9. Not only do you do really well in singles events, but you also dominate the court in your doubles events with your partner, Harsh Parikh. How do you guys work together on the court?
I'd say the reason we work well together is because we have really open communication on the court. I don't know how to phrase this, but we never get mad at each other for anything. If he misses a shot, or if I miss a shot, we laugh it off so easily like we don't care at all. We're just really good as a team in that sense. We're not necessarily the best doubles team out there and we don't play textbook tennis, but we compete well together. We have no egos towards each other on the court, and I think that really shows up in clutch moments because we've won a lot of close matches, and I don't think that's a coincidence. I think it's because we're just a strong team together.
10. What is your favorite class at Penn so far?
There's a class that I really liked that I’m taking right now. It's called Circuit-Level Modeling, ESE 370. It's a core class for all computer engineers, and I think the professor's really great in the class. It's actually the hardest class at Penn on Penn Course Review. It's a brutal class but I really like it.
11. Do you have any shows you are binging right now?
I'm not currently because I'm just so busy.
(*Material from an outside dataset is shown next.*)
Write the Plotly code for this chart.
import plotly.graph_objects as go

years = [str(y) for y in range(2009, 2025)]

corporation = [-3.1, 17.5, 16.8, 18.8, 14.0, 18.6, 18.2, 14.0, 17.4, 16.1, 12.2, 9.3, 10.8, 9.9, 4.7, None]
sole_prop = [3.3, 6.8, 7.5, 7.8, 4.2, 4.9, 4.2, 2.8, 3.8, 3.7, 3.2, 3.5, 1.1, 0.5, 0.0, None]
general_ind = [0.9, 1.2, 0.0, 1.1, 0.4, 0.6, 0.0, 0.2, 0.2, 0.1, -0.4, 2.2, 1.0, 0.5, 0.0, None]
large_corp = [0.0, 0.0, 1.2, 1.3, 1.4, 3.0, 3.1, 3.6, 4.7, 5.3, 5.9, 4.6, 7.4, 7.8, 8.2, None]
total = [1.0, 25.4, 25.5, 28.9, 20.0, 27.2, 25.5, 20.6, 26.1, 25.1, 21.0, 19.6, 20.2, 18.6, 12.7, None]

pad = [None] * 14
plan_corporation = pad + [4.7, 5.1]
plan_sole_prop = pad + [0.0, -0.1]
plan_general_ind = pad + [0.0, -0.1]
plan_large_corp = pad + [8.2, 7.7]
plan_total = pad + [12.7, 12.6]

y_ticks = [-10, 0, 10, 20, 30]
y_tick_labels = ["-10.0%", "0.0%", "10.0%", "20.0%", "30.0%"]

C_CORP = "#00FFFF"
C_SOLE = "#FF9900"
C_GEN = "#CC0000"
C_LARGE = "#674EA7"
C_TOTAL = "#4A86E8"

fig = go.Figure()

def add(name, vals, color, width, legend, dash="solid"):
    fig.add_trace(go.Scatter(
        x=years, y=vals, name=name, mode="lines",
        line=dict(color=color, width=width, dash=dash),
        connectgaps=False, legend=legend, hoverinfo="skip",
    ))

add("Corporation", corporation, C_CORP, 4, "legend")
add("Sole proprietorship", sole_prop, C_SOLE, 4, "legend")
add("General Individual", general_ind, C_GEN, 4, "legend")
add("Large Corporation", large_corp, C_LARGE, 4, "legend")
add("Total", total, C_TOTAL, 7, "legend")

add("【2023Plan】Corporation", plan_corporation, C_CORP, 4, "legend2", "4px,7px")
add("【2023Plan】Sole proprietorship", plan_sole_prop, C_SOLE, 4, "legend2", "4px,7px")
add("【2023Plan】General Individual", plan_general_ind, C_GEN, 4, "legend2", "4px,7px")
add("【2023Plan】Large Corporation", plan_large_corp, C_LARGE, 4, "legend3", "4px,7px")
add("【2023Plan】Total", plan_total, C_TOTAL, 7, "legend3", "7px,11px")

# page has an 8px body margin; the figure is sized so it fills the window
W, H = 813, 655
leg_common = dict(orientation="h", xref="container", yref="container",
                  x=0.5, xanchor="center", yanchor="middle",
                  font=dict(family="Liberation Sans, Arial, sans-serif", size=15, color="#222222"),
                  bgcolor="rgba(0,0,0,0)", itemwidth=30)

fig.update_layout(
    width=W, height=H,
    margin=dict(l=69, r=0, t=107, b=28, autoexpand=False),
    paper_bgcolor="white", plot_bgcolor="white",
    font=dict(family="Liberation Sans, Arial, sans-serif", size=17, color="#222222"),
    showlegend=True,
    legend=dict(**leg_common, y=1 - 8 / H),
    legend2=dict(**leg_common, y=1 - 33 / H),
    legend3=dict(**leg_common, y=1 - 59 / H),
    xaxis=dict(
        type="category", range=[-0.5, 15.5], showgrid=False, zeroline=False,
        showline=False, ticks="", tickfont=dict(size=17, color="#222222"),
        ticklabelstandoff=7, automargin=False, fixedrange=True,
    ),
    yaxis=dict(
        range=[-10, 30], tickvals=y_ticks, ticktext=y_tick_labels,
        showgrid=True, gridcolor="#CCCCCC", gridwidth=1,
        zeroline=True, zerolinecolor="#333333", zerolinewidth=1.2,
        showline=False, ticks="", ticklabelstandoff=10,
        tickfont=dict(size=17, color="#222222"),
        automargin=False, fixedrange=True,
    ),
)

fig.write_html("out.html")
I really like "Outer Banks" season one, and I want to watch season two, but if I start watching it, I’d finish it in a day.
12. What was the last song that you’ve listened to?
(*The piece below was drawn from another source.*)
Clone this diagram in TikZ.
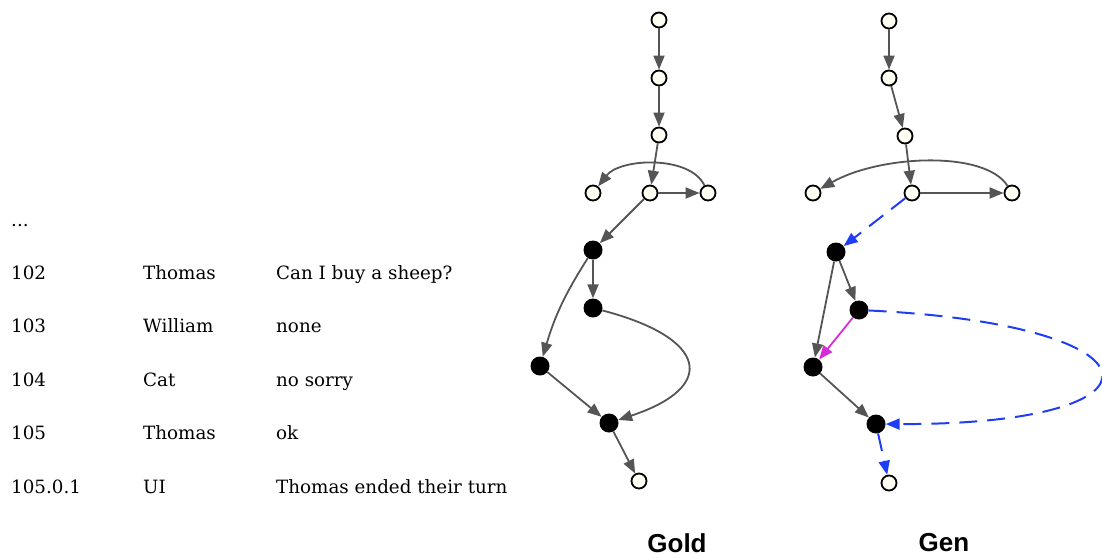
\documentclass[tikz,border=0pt]{standalone}
\usepackage{fontspec}
\setmainfont{DejaVu Serif}
\newfontfamily\labfont{Liberation Sans}
\usetikzlibrary{arrows.meta}
\definecolor{edgegray}{HTML}{555555}
\definecolor{dblue}{HTML}{1F3DF5}
\definecolor{mag}{HTML}{D82BD8}
\definecolor{cream}{HTML}{FFFFF4}
\tikzset{
  wnode/.style={circle,draw=black,line width=1.8pt,fill=cream,minimum size=15pt,inner sep=0pt},
  bnode/.style={circle,fill=black,minimum size=19pt,inner sep=0pt},
  edge/.style={draw=edgegray,line width=1.8pt,-{Triangle[length=14pt,width=11pt]}},
  bedge/.style={draw=dblue,line width=2pt,dash pattern=on 18pt off 10pt,-{Triangle[length=14pt,width=11pt]}},
  medge/.style={draw=mag,line width=1.8pt,-{Triangle[length=14pt,width=11pt]}},
  txt/.style={anchor=base west,font=\fontsize{18.3}{21}\selectfont,inner sep=0pt},
  title/.style={anchor=base,font=\labfont\bfseries\fontsize{26}{30}\selectfont,inner sep=0pt}
}
\begin{document}
\begin{tikzpicture}[x=1pt,y=-1pt]
\useasboundingbox (0,0) rectangle (1102,557);
% table
\node[txt] (dots) at (11,226) {...};
\node[txt] (r1a) at (11,279) {102};
\node[txt] (r1b) at (143,279) {Thomas};
\node[txt] (r1c) at (276,279) {Can I buy a sheep?};
\node[txt] (r2a) at (11,332) {103};
\node[txt] (r2b) at (143,332) {William};
\node[txt] (r2c) at (276,332) {none};
\node[txt] (r3a) at (11,386) {104};
\node[txt] (r3b) at (143,386) {Cat};
\node[txt] (r3c) at (276,386) {no sorry};
\node[txt] (r4a) at (11,439) {105};
\node[txt] (r4b) at (143,439) {Thomas};
\node[txt] (r4c) at (276,439) {ok};
\node[txt] (r5a) at (11,493) {105.0.1};
\node[txt] (r5b) at (143,493) {UI};
\node[txt] (r5c) at (276,493) {Thomas ended their turn};
% Gold graph
\node[wnode] (g1) at (659,20) {};
\node[wnode] (g2) at (659,78) {};
\node[wnode] (g3) at (659,135) {};
\node[wnode] (gL) at (593,193) {};
\node[wnode] (gM) at (650,193) {};
\node[wnode] (gR) at (708,193) {};
\node[bnode] (gb1) at (593,250) {};
\node[bnode] (gb2) at (593,308) {};
\node[bnode] (gb3) at (540,366) {};
\node[bnode] (gb4) at (609,423) {};
\node[wnode] (gw) at (639,481) {};
\draw[edge] (g1) -- (g2);
\draw[edge] (g2) -- (g3);
\draw[edge] (g3) -- (gM);
\draw[edge] (gM) -- (gR);
\draw[edge] (gR) .. controls (690,155) and (620,158) .. (gL);
\draw[edge] (gM) -- (gb1);
\draw[edge] (gb1) -- (gb2);
\draw[edge] (gb1) to[bend right=8] (gb3);
\draw[edge] (gb3) -- (gb4);
\draw[edge] (gb2) .. controls (708,338) and (718,387) .. (gb4);
\draw[edge] (gb4) -- (gw);
\node[title] (gold) at (677,552) {Gold};
% Gen graph
\node[wnode] (n1) at (889,21) {};
\node[wnode] (n2) at (889,78) {};
\node[wnode] (n3) at (905,136) {};
\node[wnode] (nL) at (813,193) {};
\node[wnode] (nM) at (912,193) {};
\node[wnode] (nR) at (1012,193) {};
\node[bnode] (nb1) at (836,252) {};
\node[bnode] (nb2) at (859,310) {};
\node[bnode] (nb3) at (813,367) {};
\node[bnode] (nb4) at (876,424) {};
\node[wnode] (nw) at (889,483) {};
\draw[edge] (n1) -- (n2);
\draw[edge] (n2) -- (n3);
\draw[edge] (n3) -- (nM);
\draw[edge] (nM) -- (nR);
\draw[edge] (nR) .. controls (985,150) and (880,155) .. (nL);
\draw[bedge] (nM) -- (nb1);
\draw[edge] (nb1) -- (nb2);
\draw[edge] (nb1) -- (nb3);
\draw[medge] (nb2) -- (nb3);
\draw[edge] (nb3) -- (nb4);
\draw[bedge] (nb2) .. controls (1170,325) and (1180,425) .. (nb4);
\draw[bedge] (nb4) -- (nw);
\node[title] (gen) at (944,551) {Gen};
\end{tikzpicture}
\end{document}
It’s a song by Lil Nas X, “That’s What I Want.” I really like it.
13. What’s your biggest piece of advice to someone looking be in your shoes one day as a Division I tennis player?
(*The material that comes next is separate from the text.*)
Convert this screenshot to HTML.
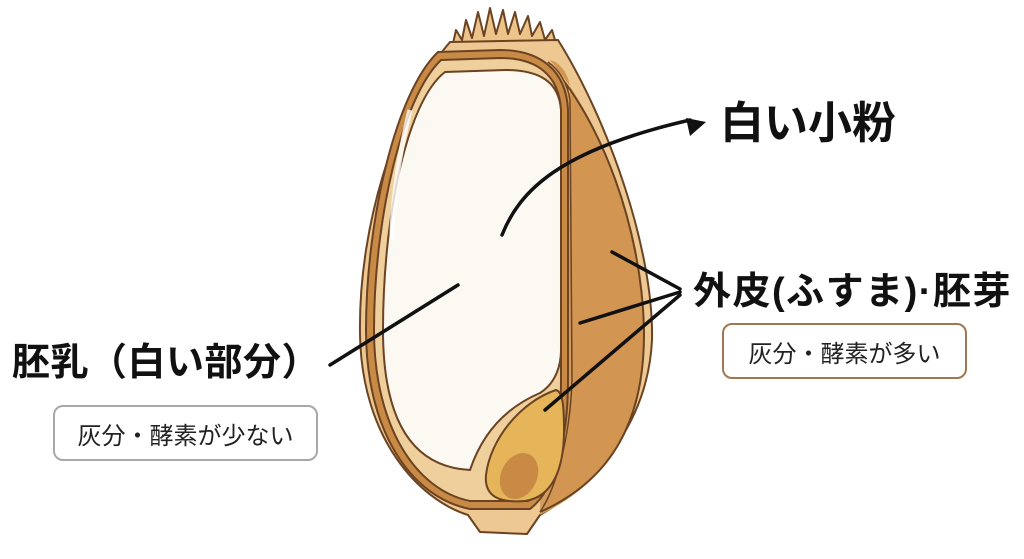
<!DOCTYPE html>
<html><head><meta charset="utf-8"><style>
html,body{margin:0;padding:0;background:#fff;}
body{width:1024px;height:559px;position:relative;overflow:hidden;font-family:"Liberation Sans","Noto Sans CJK JP",sans-serif;}
.t{position:absolute;color:#111;white-space:nowrap;line-height:1;}
.box{position:absolute;border-radius:10px;background:#fff;display:flex;align-items:center;justify-content:center;font-size:24px;color:#222;font-family:"Liberation Sans","Noto Sans CJK JP",sans-serif;}
</style></head><body>
<svg width="1024" height="559" style="position:absolute;left:0;top:0">
<g stroke="#6b4322" stroke-width="2" stroke-linejoin="round">
<path d="M452,48 L456,30 L462,40 L466,20 L472,38 L478,12 L484,36 L490,8 L496,34 L503,10 L508,34 L515,12 L520,34 L528,16 L532,36 L540,22 L545,40 L552,30 L558,50 Z" fill="#ecc48a"/>
<path d="M450,42 C400,100 358,220 360,335 C362,440 420,500 468,515 L480,532 L527,534 L540,515 C600,480 648,420 652,340 C654,250 608,120 558,40 Z" fill="#edc892"/>
<path d="M550,60 C602,120 642,230 644,330 C645,420 612,480 540,515 L545,505 C555,480 565,420 570,380 L570,90 C570,75 560,62 550,60 Z" fill="#d29552" stroke="none"/>
<path d="M548,62 C602,120 642,230 644,330 C645,420 612,480 540,512" fill="none"/>
<path d="M548,62 C560,70 568,85 570,100 L572,380 C570,440 555,490 540,512" fill="#d49b5c" stroke-width="1.5"/>
<path d="M438,52 C396,92 366,220 366,330 C366,430 410,497 470,509 L530,509 C555,490 568,440 568,380 L568,110 C566,70 540,50 500,50 Z" fill="#c98a45"/>
<path d="M441,60 C402,97 374,220 374,330 C374,425 415,490 470,501 L528,501 C552,486 561,440 561,380 L561,110 C559,75 537,58 500,58 Z" fill="#efcf9c"/>
<path d="M445,72 C406,102 383,220 383,330 C383,420 412,467 470,470 C480,440 500,410 540,393 C556,383 561,365 561,350 L561,110 C559,82 540,70 505,70 Z" fill="#fbf9f2"/>
<path d="M556,390 C520,402 490,440 486,475 C484,497 500,503 525,501 C552,497 564,470 564,430 C564,408 563,392 556,390 Z" fill="#e6b559"/>
<ellipse cx="519" cy="476" rx="18" ry="24" transform="rotate(25 519 476)" fill="#c98a45" stroke="none"/>
</g>
<path d="M410,110 C400,150 392,200 392,240" stroke="#fff" stroke-width="5" fill="none" opacity="0.8"/>
<g stroke="#111" stroke-width="3.5" fill="none" stroke-linecap="round">
<path d="M502,235 C520,190 560,150 690,120"/>
<line x1="458" y1="285" x2="330" y2="365"/>
<line x1="612" y1="252" x2="680" y2="289"/>
<line x1="580" y1="323" x2="680" y2="292"/>
<line x1="545" y1="410" x2="680" y2="295"/>
</g>
<path d="M686,118 L706,122 L690,136 Z" fill="#111"/>
</svg>
<div class="t" style="left:720px;top:102px;font-size:44px;font-weight:bold;">白い小粉</div>
<div class="t" style="left:693px;top:273px;font-size:38px;font-weight:bold;letter-spacing:1.5px;">外皮(ふすま)·胚芽</div>
<div class="box" style="left:722px;top:323px;width:241px;height:52px;border:2px solid #a07850;">灰分・酵素が多い</div>
<div class="t" style="left:12px;top:344px;font-size:38px;font-weight:bold;letter-spacing:0.5px;">胚乳（白い部分）</div>
<div class="box" style="left:53px;top:405px;width:261px;height:52px;border:2px solid #a8a8a8;">灰分・酵素が少ない</div>
</body></html>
I feel like you should always set it as a goal to become like, say, a Division I tennis player or Division I soccer player, whatever you want to become, but you shouldn't put too much pressure on yourself to reach there. I worked super hard to get here, and it was a goal of mine, but my whole life, I wasn't like, I'm gonna become a Division I tennis player. I think if you just work hard, take it step by step, and eventually, you'll get to the point where there are offers on the table for you to take. Playing college sports is one of the best things and it's been a huge blessing for me, [but] I think you shouldn't lose sight of the fact that at the end of the day, it's for fun, you know. You're competing, and you're competing hard, but it's your goal is to have fun out there.
14. What are your plans after you graduate?
Honestly, not too sure. Probably I’d get a job, or maybe do a master's degree. I got an extra two years of eligibility, so if I wanted to, I could go to a master's program and play tennis, which could be pretty hard to pass up. I see, like, 30% grad school, 70% get a job, hopefully, in the robotics space, or some quant finance role would be nice.
15. How do you hope to be remembered at Penn?
I'd say I have two goals specifically aimed towards tennis. I'd say, individually, it would be huge if at least one year, maybe my senior year, I can make the NCAA individual tournament. That would be really tough, but I know I have it in me. I don't think we've had anyone who's done that, but we've had people get close. As a team, I really love to win the Ivies while we're here. We honestly have a really good shot this year, but we just have to make it happen. I’d like to leave a good impact on the program, move it going forward in the right direction. I want to see our rankings improve every year and by the time we're at our highest ranking, that'd be nice.